What we learn, it seems, is that while we see the errors of history, we fail to see a connection between them and the present day. We travel through life looking at reality through a rear-view window. Yes, the concentration camps were places of great evil. But how can we understand why so many members of the Third Reich zealously participated in what went on in them? What was in the air that goaded people into going along with such a moral monstrosity?
A friend of mine took his young son to the Holocaust Museum in Washington, DC. Ironically, the boy was refused admission because he was wearing a pro-life T-shirt. The slogan “never again” was contradicted by this action, since abortion is an iteration of the very philosophy at the center of the Holocaust. My friend pointed out the incongruity to the admission attendant, but without success. Just what has the Holocaust taught us?
The truth shall make you free: These words of Christ are often jarring to people. Flannery O’Connor knew this well, which is why she remarked that “the truth shall make you odd.” Try telling a citizen of the contemporary world that abortion is a form of domestic violence. The expected reaction, even at the Anne Frank Exhibit, will be a firm and angry denial.
The agreed-upon sentiment of the teenagers quoted in the story was that it was “important to listen to youth and not discount what they are saying.” But youth does not speak with a unified voice. We know of young people at various universities who have been violently opposed to pro-life displays. In some instances, professors have lost their jobs or have failed to be promoted because they chose to defend unborn life.
“I urge you to remember and learn from the past,” the local mayor told the young people at the opening of the exhibit. But the great problem is, how can we understand what is going on in the present? The moral environment in which we live tends to be invisible to many, as it was to the Nazis. Media guru Marshall McLuhan emphasized how difficult it is for people to see what is going on in their own environment. As a Catholic, he knew we need to live by perennial ideals, not ones that happen to be trendy. The perennial ideal that was violated at Bergen-Belsen was “Thou shall not kill”—one that is routinely ignored in today’s world as well.
One student quoted in the newspaper article referred to the recent deadly attack on Moslems in New Zealand.
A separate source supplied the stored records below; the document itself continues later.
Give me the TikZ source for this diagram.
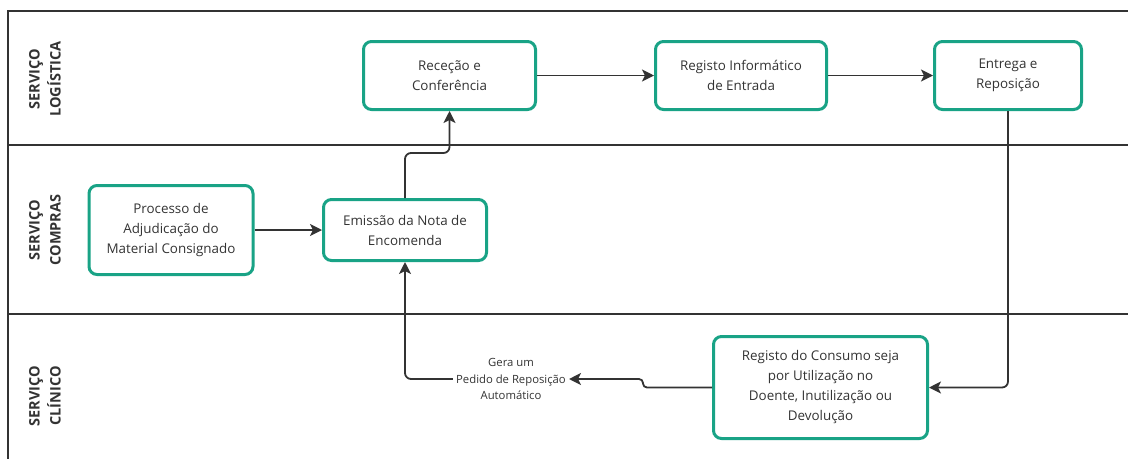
\documentclass[tikz,border=0pt]{standalone}
\usepackage{fontspec}
\setmainfont{Open Sans}
\usetikzlibrary{arrows.meta}
\definecolor{boxgreen}{HTML}{19A386}
\definecolor{ink}{HTML}{333333}
\begin{document}
\begin{tikzpicture}[x=1pt,y=-1pt,
  proc/.style={draw=boxgreen, line width=3pt, rounded corners=8pt, align=center,
    font=\fontsize{13.4}{20}\selectfont, text=ink, inner sep=0pt},
  lane/.style={rotate=90, align=center, font=\fontsize{14.5}{21}\selectfont\bfseries, text=ink},
  conn/.style={draw=ink, line width=1.8pt, -{Stealth[length=12pt,width=12pt,inset=3pt]}},
  frame/.style={draw=ink, line width=2pt},
  small/.style={align=center, font=\fontsize{11.3}{16.5}\selectfont, text=ink, inner sep=3pt}]
\useasboundingbox (0,0) rectangle (1128,459);
% frame
\draw[frame] (1128,11) -- (8,11) -- (8,459);
\draw[frame] (8,145) -- (1128,145);
\draw[frame] (8,314) -- (1128,314);
% lane labels
\node[lane] (l1) at (45,79) {SERVIÇO\\LOGÍSTICA};
\node[lane] (l2) at (45,230) {SERVIÇO\\COMPRAS};
\node[lane] (l3) at (45,396) {SERVIÇO\\CLÍNICO};
% boxes
\node[proc, minimum width=172pt, minimum height=68pt] (rec) at (449.5,75.5) {Receção e\\Conferência};
\node[proc, minimum width=171pt, minimum height=68pt] (reg) at (741,75.5) {Registo Informático\\de Entrada};
\node[proc, minimum width=147pt, minimum height=68pt] (ent) at (1008,75.5) {Entrega e\\Reposição};
\node[proc, minimum width=164pt, minimum height=89pt] (adj) at (171,230) {Processo de\\Adjudicação do\\Material Consignado};
\node[proc, minimum width=163pt, minimum height=61pt] (emi) at (405,230) {Emissão da Nota de\\Encomenda};
\node[proc, minimum width=214pt, minimum height=102pt] (con) at (820.5,387.5) {Registo do Consumo seja\\por Utilização no\\Doente, Inutilização ou\\Devolução};
\node[small] (lbl) at (511,379) {Gera um\\Pedido de Reposição\\Automático};
% connectors
\draw[conn] (adj.east) -- (emi.west);
\draw[conn, rounded corners=6pt] (emi.north) -- ++(0,-45) -| (rec.south);
\draw[conn] (rec.east) -- (reg.west);
\draw[conn] (reg.east) -- (ent.west);
\draw[conn, rounded corners=6pt] (ent.south) |- (con.east);
\draw[conn, rounded corners=4pt] (con.west) -- ++(-69,0) |- (lbl.east);
\draw[conn, rounded corners=6pt] (lbl.west) -| (emi.south);
\end{tikzpicture}
\end{document}
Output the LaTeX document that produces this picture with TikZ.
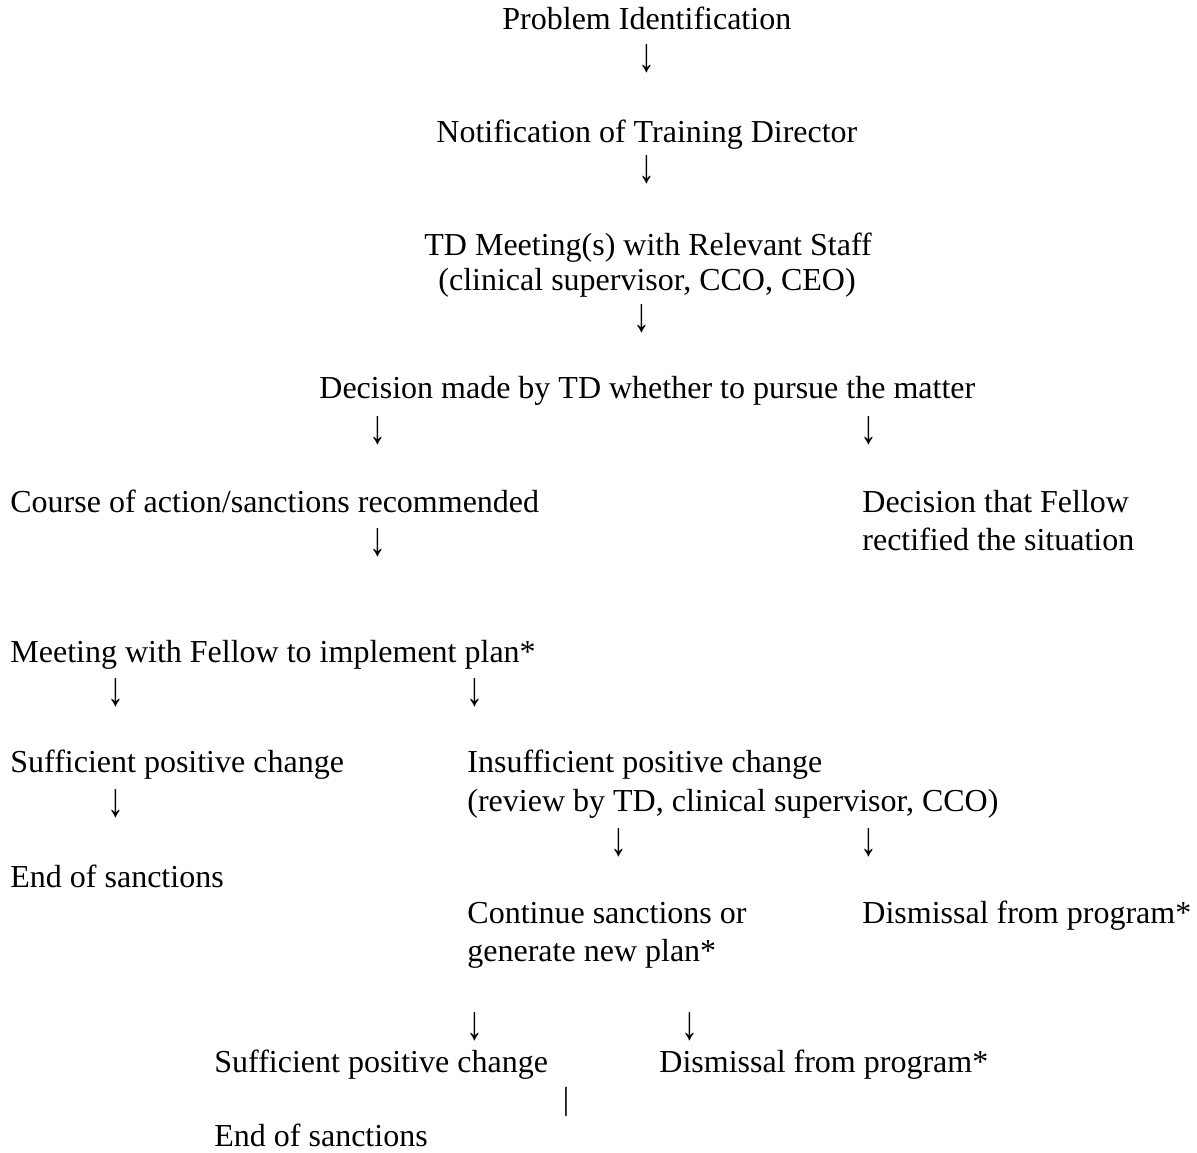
\documentclass[tikz,border=0pt]{standalone}
\usepackage{fontspec}
\setmainfont{Liberation Serif}
\usepackage{graphicx}
\usepackage{tikz}
\newcommand\flowfont{\fontsize{16}{19}\selectfont}
\newcommand\dnarrow{\scalebox{1.05}[1.5]{↓}}
\tikzset{
  ln/.style={anchor=base west,inner sep=0pt,font=\flowfont},
  dn/.style={inner sep=0pt,font=\flowfont}
}
\begin{document}
\begin{tikzpicture}[x=0.5pt,y=-0.5pt]
\useasboundingbox (0,0) rectangle (1197,1152);
% top column
\node[ln] (prob) at (502,29) {Problem Identification};
\node[ln] (notif) at (436,142) {Notification of Training Director};
\node[ln] (meet) at (424,255) {TD Meeting(s) with Relevant Staff};
\node[ln] (meetb) at (438,290) {(clinical supervisor, CCO, CEO)};
\node[ln] (decide) at (319,398) {Decision made by TD whether to pursue the matter};
% two branches
\node[ln] (course) at (10,512) {Course of action/sanctions recommended};
\node[ln] (rect) at (862,512) {Decision that Fellow};
\node[ln] (rectb) at (862,550) {rectified the situation};
\node[ln] (plan) at (10,662) {Meeting with Fellow to implement plan*};
\node[ln] (suff) at (10,772) {Sufficient positive change};
\node[ln] (insuff) at (467,772) {Insufficient positive change};
\node[ln] (insuffb) at (467,811) {(review by TD, clinical supervisor, CCO)};
\node[ln] (endl) at (10,887) {End of sanctions};
\node[ln] (cont) at (467,923) {Continue sanctions or};
\node[ln] (contb) at (467,961) {generate new plan*};
\node[ln] (dism) at (862,923) {Dismissal from program*};
% bottom
\node[ln] (suffb) at (214,1072) {Sufficient positive change};
\node[ln] (dismb) at (659,1072) {Dismissal from program*};
\node[ln] (endb) at (214,1146) {End of sanctions};
% arrows
\foreach \n/\x/\y in {a1/647/58.5,a2/647/170,a3/642/319,a4/378/430.5,a5/869/430.5,a6/378/542.5,
  a7/116/692.5,a8/475/692.5,a9/116/804,a10/619/842.5,a11/869/842.5,a12/475/1026.5,a13/690/1026.5}
  {\node[dn] (\n) at (\x,\y) {\dnarrow};}
\node[dn] (bar) at (566,1101.5) {|};
\end{tikzpicture}
\end{document}
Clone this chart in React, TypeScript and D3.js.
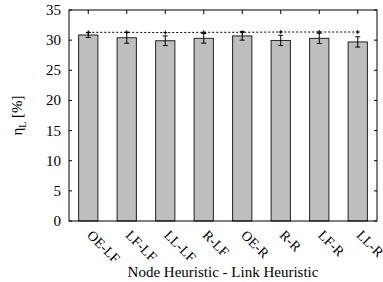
import React from "react";
import * as d3 from "d3";

const categories = ["OE-LF", "LF-LF", "LL-LF", "R-LF", "OE-R", "R-R", "LF-R", "LL-R"];
const efficiency = [30.85, 30.4, 29.9, 30.3, 30.7, 29.95, 30.3, 29.7];
const errors = [0.4, 0.9, 0.8, 0.8, 0.7, 0.85, 0.85, 0.85];
const upperBound = [31.3, 31.3, 31.25, 31.3, 31.3, 31.35, 31.35, 31.35];
const yTicks = [0, 5, 10, 15, 20, 25, 30, 35];

const W = 383;
const H = 282;
const margin = { top: 10, right: 6, bottom: 61, left: 69 };
const font = "Liberation Serif, DejaVu Serif, serif";

export default function App() {
  const x = d3
    .scaleBand()
    .domain(categories)
    .range([margin.left, W - margin.right])
    .paddingInner(0.5)
    .paddingOuter(0.25);
  const y = d3.scaleLinear().domain([0, 35]).range([H - margin.bottom, margin.top]);

  const cx = (c) => x(c) + x.bandwidth() / 2;
  const x0 = margin.left;
  const x1 = W - margin.right;
  const y0 = y(0);
  const yTop = y(35);

  const line = d3
    .line()
    .x((d, i) => cx(categories[i]))
    .y((d) => y(d));

  return (
    <svg
      width={W}
      height={H}
      style={{ position: "absolute", left: 0, top: 0, background: "#fff", fontFamily: font }}
    >
      {/* ticks */}
      {yTicks.map((t) => (
        <g key={t}>
          <line x1={x0} x2={x0 + 3} y1={y(t)} y2={y(t)} stroke="#000" />
          <line x1={x1} x2={x1 - 3} y1={y(t)} y2={y(t)} stroke="#000" />
          <text x={x0 - 8} y={y(t) + 5} textAnchor="end" fontSize={15}>
            {t}
          </text>
        </g>
      ))}
      {categories.map((c) => (
        <g key={c}>
          <line x1={cx(c)} x2={cx(c)} y1={yTop} y2={yTop + 4} stroke="#000" />
          <line x1={cx(c)} x2={cx(c)} y1={y0} y2={y0 - 4} stroke="#000" />
        </g>
      ))}

      {/* bars */}
      {categories.map((c, i) => (
        <rect
          key={c}
          x={x(c)}
          y={y(efficiency[i])}
          width={x.bandwidth()}
          height={y0 - y(efficiency[i])}
          fill="#bebebe"
          stroke="#222"
          strokeWidth={1}
        />
      ))}

      {/* error bars */}
      {categories.map((c, i) => {
        const hi = y(efficiency[i] + errors[i]);
        const lo = y(efficiency[i] - errors[i]);
        return (
          <g key={c} stroke="#000" strokeWidth={1}>
            <line x1={cx(c)} x2={cx(c)} y1={hi} y2={lo} />
            <line x1={cx(c) - 2.5} x2={cx(c) + 2.5} y1={hi} y2={hi} />
            <line x1={cx(c) - 2.5} x2={cx(c) + 2.5} y1={lo} y2={lo} />
          </g>
        );
      })}

      {/* upper bound dashed line */}
      <path d={line(upperBound)} fill="none" stroke="#000" strokeWidth={1} strokeDasharray="2,2" />
      {upperBound.map((v, i) => (
        <g key={i} stroke="#000" strokeWidth={1}>
          <line x1={cx(categories[i]) - 2} x2={cx(categories[i]) + 2} y1={y(v)} y2={y(v)} />
          <line x1={cx(categories[i])} x2={cx(categories[i])} y1={y(v) - 2} y2={y(v) + 2} />
        </g>
      ))}

      {/* frame */}
      <rect x={x0} y={yTop} width={x1 - x0} height={y0 - yTop} fill="none" stroke="#000" strokeWidth={1} />

      {/* x tick labels */}
      {categories.map((c) => {
        const lx = cx(c) - 2;
        const ly = y0 + 15;
        return (
          <text key={c} x={lx} y={ly} transform={`rotate(45 ${lx} ${ly})`} fontSize={14}>
            {c}
          </text>
        );
      })}

      <text x={(x0 + x1) / 2} y={277} textAnchor="middle" fontSize={15}>
        Node Heuristic - Link Heuristic
      </text>

      <text transform={`translate(22,${(y0 + yTop) / 2}) rotate(-90)`} textAnchor="middle" fontSize={15}>
        η
        <tspan fontSize={10} dy={4}>
          L
        </tspan>
        <tspan dy={-4}> [%]</tspan>
      </text>
    </svg>
  );
}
Does she even know about attacks on Christians by Moslems in Nigeria? How can the young be expected to understand media bias, which has a mesmerizing effect on so many of their elders? According to John Allen, papal biographer and editor of Crux, “the low-end estimate for the number of new Christian martyrs every year is around 8,000, while the high end runs to 100,000. That works out to either one new martyr every hour, or every five minutes—in any event, a human rights scourge of astonishing proportions” (cruxnow.com/news-analysis/2019/04/21/easter-attacks-on-churches-in-sri-lanka-are-tragic-but-hardly-surprising/). It is good that these youngsters are learning about the Holocaust, especially at a time when many are not; it would be good, too, if they were learning about present-day Christian persecution, one of the least covered stories of our time.
Abortion harms the family. This is only too-well documented. When the family is harmed it becomes more difficult for children to gain the proper moral perspective on things. They tend to be pawns in the hands of popular leaders. As theologian Stanley Hauerwas has stated, “Without the family, and the intergenerational ties involved, we have no way to know what it means to be historic beings. As a result we become determined by rather than determining our histories. Set out in the world with no family, without a story of and for the self, we will simply be captured by the reigning ideologies of the day.”
Concentration camps represent Hell on earth. They are not being repeated as such. But a new kind of horror has replaced them. In his Preface to the 1962 edition of The Screwtape Letters, C.S. Lewis maintains that the greatest evil in the contemporary world is not in concentration camps. Rather, he states, “it is conceived and ordered (moved, seconded, carried, and minuted) in clean, carpeted, warmed and well-lighted offices, by quiet men with while collars and cut fingernails and smooth-shaven cheeks who do not need to raise their voices.” In other words, the new Hell on earth is a “bureaucracy.” The modern abortuary, approved by elected politicians and our betters in Hollywood, exemplifies what C.S. Lewis had in mind.
After the New Zealand tragedy, one bookstore saw fit to remove Jordan Peterson’s 12 Rules for Life: An Antidote to Chaos from its shelves. This is a maladaptive response, considering that Professor Peterson, in strongly opposing chaos and categorically affirming the Golden Rule (see pages 59-60), is really part of the solution, not part of the problem of violence.
“There is much work to be done,” according to the teenage docents of the Anne Frank Exhibit. This, of course, is a truism. But what is the nature of the work that needs to be done? It is understanding what is going on in the present world and recognizing the inclinations toward evil that are present in each one of us. We are fallen creatures and cannot exempt ourselves entirely from what is wrong with the world. Let us all make the strenuous effort to become instruments of peace.